_Task instructions_
Starting with the first line of the data below, copy each line up to and including the one containing "Chart.register(...registerables);". Pictures stay out.

_Data_
--

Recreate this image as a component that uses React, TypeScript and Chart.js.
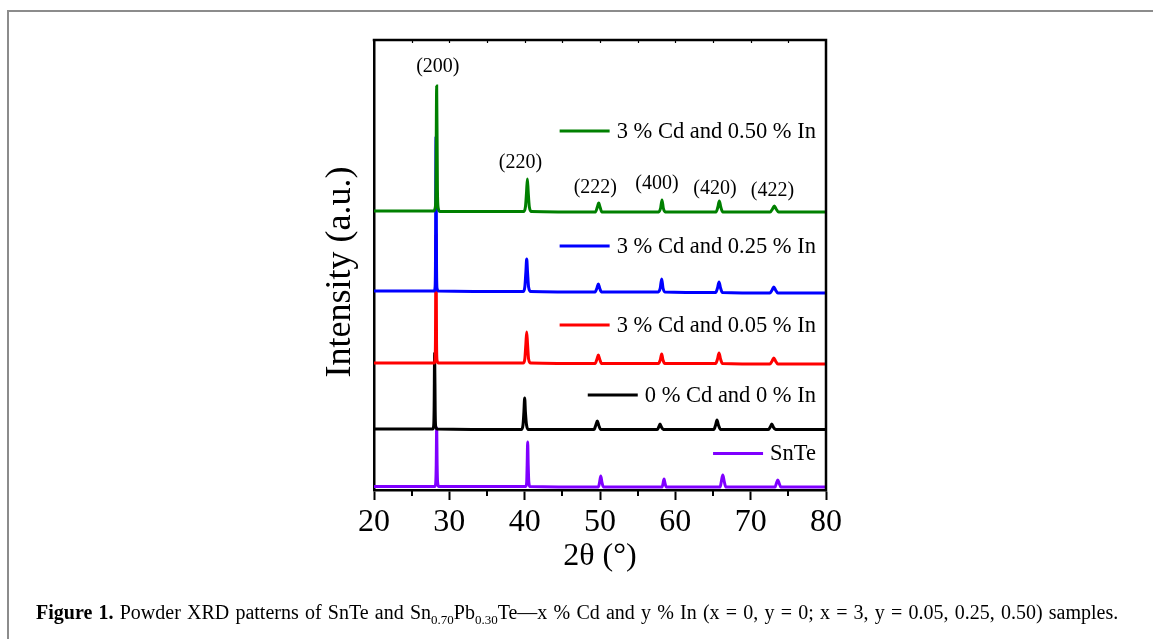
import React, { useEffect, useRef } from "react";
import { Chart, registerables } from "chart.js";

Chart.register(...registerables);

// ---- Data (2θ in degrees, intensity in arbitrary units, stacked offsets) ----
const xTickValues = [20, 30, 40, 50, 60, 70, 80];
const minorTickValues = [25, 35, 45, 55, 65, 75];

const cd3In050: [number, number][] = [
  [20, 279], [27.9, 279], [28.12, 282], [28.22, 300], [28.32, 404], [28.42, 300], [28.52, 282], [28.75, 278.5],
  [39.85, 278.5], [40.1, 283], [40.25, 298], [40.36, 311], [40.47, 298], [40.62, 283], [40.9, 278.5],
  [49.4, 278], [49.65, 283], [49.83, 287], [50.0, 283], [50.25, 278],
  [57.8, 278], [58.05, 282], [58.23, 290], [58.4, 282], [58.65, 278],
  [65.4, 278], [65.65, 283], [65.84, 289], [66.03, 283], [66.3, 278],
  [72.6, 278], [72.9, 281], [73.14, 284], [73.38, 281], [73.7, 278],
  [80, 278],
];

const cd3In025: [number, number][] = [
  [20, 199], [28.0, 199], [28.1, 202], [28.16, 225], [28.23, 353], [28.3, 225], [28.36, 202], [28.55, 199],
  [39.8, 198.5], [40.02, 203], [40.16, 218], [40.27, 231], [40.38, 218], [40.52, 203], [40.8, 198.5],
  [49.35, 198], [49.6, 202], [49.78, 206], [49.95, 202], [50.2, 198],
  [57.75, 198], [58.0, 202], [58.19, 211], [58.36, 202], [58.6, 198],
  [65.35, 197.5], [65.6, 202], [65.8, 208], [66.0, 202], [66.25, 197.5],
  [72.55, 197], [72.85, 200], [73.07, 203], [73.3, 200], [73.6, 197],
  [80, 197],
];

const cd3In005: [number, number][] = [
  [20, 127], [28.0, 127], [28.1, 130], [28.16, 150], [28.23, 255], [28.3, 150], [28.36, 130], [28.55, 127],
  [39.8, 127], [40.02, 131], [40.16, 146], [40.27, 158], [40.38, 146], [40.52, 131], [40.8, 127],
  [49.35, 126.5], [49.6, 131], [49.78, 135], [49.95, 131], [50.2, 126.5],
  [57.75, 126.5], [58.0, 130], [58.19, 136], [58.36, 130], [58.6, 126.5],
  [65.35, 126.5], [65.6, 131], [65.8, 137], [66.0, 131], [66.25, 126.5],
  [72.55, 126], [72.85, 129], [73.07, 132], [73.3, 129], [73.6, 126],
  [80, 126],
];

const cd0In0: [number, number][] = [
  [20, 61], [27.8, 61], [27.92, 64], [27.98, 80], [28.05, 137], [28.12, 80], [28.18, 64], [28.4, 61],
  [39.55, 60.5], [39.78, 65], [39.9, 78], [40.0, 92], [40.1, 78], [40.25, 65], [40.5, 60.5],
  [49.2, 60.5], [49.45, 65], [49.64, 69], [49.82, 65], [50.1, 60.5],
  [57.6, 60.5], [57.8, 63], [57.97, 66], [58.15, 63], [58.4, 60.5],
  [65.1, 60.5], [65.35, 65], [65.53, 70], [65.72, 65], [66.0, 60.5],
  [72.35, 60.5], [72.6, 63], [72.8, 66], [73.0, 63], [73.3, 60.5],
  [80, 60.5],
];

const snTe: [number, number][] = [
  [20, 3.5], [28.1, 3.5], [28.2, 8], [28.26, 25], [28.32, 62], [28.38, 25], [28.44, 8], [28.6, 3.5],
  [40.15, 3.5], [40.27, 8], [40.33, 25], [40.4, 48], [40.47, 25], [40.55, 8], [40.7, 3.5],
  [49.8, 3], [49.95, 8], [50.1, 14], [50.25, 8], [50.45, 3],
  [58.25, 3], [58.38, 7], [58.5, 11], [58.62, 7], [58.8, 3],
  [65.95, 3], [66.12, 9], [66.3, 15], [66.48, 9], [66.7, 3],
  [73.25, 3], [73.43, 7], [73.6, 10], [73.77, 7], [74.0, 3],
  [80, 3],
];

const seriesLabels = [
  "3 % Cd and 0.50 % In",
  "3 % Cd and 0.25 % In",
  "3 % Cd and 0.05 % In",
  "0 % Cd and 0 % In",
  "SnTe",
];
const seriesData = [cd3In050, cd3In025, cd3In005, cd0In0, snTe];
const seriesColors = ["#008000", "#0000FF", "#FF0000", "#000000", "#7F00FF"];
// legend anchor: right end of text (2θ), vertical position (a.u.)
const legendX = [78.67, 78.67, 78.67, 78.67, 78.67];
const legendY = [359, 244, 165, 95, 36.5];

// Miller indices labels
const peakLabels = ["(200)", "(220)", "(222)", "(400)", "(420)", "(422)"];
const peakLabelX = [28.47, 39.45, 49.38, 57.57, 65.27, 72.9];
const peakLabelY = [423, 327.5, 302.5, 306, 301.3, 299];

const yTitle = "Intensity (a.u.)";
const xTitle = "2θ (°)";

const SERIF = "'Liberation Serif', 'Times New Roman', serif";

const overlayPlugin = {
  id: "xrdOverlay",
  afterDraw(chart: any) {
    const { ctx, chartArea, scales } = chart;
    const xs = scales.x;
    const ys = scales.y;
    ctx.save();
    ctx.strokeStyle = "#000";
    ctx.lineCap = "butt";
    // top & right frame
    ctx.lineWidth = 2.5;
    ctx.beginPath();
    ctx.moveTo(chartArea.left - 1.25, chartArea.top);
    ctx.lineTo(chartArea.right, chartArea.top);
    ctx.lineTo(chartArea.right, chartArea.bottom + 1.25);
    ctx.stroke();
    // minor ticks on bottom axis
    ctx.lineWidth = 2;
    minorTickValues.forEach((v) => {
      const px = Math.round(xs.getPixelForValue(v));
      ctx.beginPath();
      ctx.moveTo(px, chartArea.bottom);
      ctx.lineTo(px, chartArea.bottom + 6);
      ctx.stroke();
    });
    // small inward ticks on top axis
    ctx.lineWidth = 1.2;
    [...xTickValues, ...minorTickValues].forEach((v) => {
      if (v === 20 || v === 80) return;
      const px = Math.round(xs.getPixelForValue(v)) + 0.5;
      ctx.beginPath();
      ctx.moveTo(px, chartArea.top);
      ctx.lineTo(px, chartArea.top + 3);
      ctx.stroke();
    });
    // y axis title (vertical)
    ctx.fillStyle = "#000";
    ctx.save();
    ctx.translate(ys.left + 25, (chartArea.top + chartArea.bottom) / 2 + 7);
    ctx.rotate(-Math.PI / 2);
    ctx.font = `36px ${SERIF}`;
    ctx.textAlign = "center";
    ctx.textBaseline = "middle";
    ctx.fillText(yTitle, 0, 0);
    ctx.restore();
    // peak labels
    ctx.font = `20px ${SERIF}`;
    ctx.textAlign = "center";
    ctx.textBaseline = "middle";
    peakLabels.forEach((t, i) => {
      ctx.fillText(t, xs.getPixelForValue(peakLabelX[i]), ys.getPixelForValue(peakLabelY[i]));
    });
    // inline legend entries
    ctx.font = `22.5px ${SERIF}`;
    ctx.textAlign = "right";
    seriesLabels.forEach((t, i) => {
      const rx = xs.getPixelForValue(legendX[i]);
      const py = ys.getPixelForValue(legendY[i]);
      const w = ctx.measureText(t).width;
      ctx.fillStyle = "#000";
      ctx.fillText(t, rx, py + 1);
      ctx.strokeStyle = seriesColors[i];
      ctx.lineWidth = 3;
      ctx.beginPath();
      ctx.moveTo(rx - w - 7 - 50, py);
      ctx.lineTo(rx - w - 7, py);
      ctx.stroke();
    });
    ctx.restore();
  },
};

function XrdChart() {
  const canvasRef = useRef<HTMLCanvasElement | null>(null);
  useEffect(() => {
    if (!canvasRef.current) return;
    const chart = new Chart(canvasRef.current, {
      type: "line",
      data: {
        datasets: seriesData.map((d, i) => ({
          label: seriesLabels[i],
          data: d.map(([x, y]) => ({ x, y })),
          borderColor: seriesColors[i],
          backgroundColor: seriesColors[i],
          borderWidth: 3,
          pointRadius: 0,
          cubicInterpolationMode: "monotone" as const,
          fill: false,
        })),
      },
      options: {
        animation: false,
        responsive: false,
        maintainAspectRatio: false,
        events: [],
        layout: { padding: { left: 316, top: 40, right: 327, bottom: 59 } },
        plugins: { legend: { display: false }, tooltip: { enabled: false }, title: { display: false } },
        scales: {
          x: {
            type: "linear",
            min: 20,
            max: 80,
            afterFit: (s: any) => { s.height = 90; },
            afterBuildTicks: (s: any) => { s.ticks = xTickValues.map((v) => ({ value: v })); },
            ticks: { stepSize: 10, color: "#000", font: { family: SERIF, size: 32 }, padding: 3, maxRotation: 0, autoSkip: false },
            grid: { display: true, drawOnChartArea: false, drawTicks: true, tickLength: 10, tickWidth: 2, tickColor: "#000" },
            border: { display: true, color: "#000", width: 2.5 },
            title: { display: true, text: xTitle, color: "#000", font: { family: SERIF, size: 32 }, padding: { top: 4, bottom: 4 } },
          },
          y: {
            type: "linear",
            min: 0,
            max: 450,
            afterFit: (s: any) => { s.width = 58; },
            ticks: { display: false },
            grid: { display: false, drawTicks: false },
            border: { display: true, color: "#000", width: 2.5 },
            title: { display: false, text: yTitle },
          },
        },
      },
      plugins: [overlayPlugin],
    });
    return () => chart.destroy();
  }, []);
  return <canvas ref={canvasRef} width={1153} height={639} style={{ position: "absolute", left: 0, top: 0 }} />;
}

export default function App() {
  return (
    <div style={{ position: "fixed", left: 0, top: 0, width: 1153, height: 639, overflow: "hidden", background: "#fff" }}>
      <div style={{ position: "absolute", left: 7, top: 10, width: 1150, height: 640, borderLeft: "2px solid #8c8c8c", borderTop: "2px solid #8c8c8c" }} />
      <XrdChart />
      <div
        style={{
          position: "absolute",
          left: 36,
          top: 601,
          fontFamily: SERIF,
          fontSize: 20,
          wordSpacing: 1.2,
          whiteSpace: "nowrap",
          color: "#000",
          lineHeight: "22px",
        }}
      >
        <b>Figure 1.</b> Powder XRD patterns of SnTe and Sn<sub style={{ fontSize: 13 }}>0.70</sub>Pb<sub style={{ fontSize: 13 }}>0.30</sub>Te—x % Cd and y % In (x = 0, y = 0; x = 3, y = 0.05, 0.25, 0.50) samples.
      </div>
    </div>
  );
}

--

_Response to the task_
Recreate this image as a component that uses React, TypeScript and Chart.js.
import React, { useEffect, useRef } from "react";
import { Chart, registerables } from "chart.js";

Chart.register(...registerables);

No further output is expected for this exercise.